Middle Eastern influences on Western art and culture penetrate so deeply it would be futile to try to list them all.
Every pointed arch on every gothic cathedral, every numeric character scrawled on every shopping list, every arabesque (the clue’s in the name) on those glorious Art Nouveau stairwells of the Paris Metro – they all have their origin in a region which we glibly term the Middle East. As if we have the right to imagine ourselves the centre.
Hubris, considering that the brick walls of Ur gave shelter to a population of a quarter-million, six thousand years ago, and that the region has ever since been exporting art, philosophy, society and culture to those of us whose antecedents were still daubing handprints on cave walls when they were writing treatises on employment law and celestial navigation.
Temporarily sundered, permanently linked.
Arts Canteen is a new UK-based arts venture that explores intercultural artistic relationships between the Middle East and the UK. Trebuchet meets Kelvin De Veth, curator and link-maker.
What first drew you to art?
I have always been fascinated by art. Not so much doing it myself, I don’t have the talent for it, but I’ve always been intrigued by artists who managed to tell their stories and bring across their emotions so vibrantly in a visual and often aesthetic way. A great piece of art can really move me, fascinate me, and change my mood instantly. The search for these pieces makes the art world the best one to work in.
How did your gallery start?
Arts Canteen currently works without a physical gallery, and organises and curates shows, and concerts, in collaboration with other galleries and music venues. The idea was to give emerging and mid-career artists from the Middle East a platform in Europe, and most particularly the UK. We want to make a contribution to intercultural approaches within the arts, nurturing artistic quality and interesting ideas.
How did your involvement begin?
Arts Canteen started off by Aser El Saqqa’s visit to Palestine in October 2010, but in the lead up to the first events (a Majed Shala solo show at the Arab British Centre in the City, and a concert by Hijaz in Union Chapel) I came on board as Projects Coordinator, and stayed on board since.
What is the vision for this gallery?
Increasing the awareness and appreciation of Middle Eastern art and music throughout the international scene, and one day we hope to have a physical headquarters with art on view all year round.

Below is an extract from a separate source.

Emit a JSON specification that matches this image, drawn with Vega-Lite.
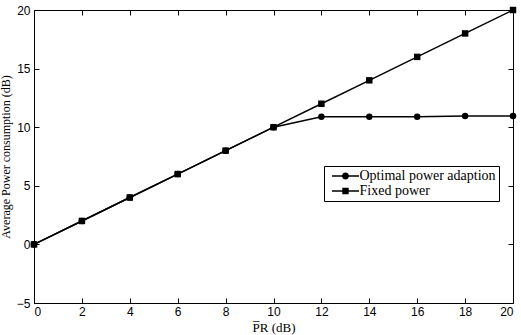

Which artists typify the vision you have for your gallery?
We only work with artists that typify and suit our vision, and value them all equally.
What do you dislike most about art?
There’s not much to dislike, but insincere artists making lots of money through the system might be one.
Installation shot from Despite, at Rich Mix
How would you define artistic controversy?
This one ties in with the previous question, insincere artists and art without integrity becoming hugely successful.
Do you think that controversy in is a positive force in art or a conceptual red herring?
You always need controversy to find a new direction for the art world. Nothing would change without it, which isn’t good either. But controversy shouldn’t become the main goal; it’s a means that can lead to great changes.
What’s been your biggest challenge?
Finding the right audience and venue for our projects is a challenge every time, but very rewarding when it all comes together.
What’s been your biggest success?
In music, the gig by Niyaz last November that sold out can be called a big success. I’m also proud that we were part of the first Mayor of London’s Shubbak Festival with a show by Majed Shala in the summer of 2011, as well as our exhibition Despite at Rich Mix last December.
Mohamed Abusal – cactus
Who are you five favourite artists and which pieces of theirs do you admire?
That’s a loaded question as you always have to leave out a lot. If I have to pick five right now, I’d go for Shintaro Ohata, Christoph Schlingensief, Richard Jackson, Sophie Calle, and Joana Hadjithomas & Khalil Horeige. The last ones are mainly active in film, but their ‘Wonder Beirut’ series is absolutely excellent. I saw them in San Francisco last year, but it’s currently on view at the V&A’s Light from the Middle East exhibition, so I recommend you to go check that out.
Who do you think is the artist to watch at the moment and why?
We work with Hani Zurob who in the last few years had a wonderful amount of solo and group shows all around, and at Despite he launched his book Between Exits. I expect great things from him in the near future. Mohammed Joha is another one of our artists who is about to go very far.
What does the future hold?
With Arts Canteen, we hope to open a physical gallery (‘canteen’) at some point in the not too distant future, and of course we’d like to keep working with our current artists as well as new ones, and see them become increasingly successful internationally.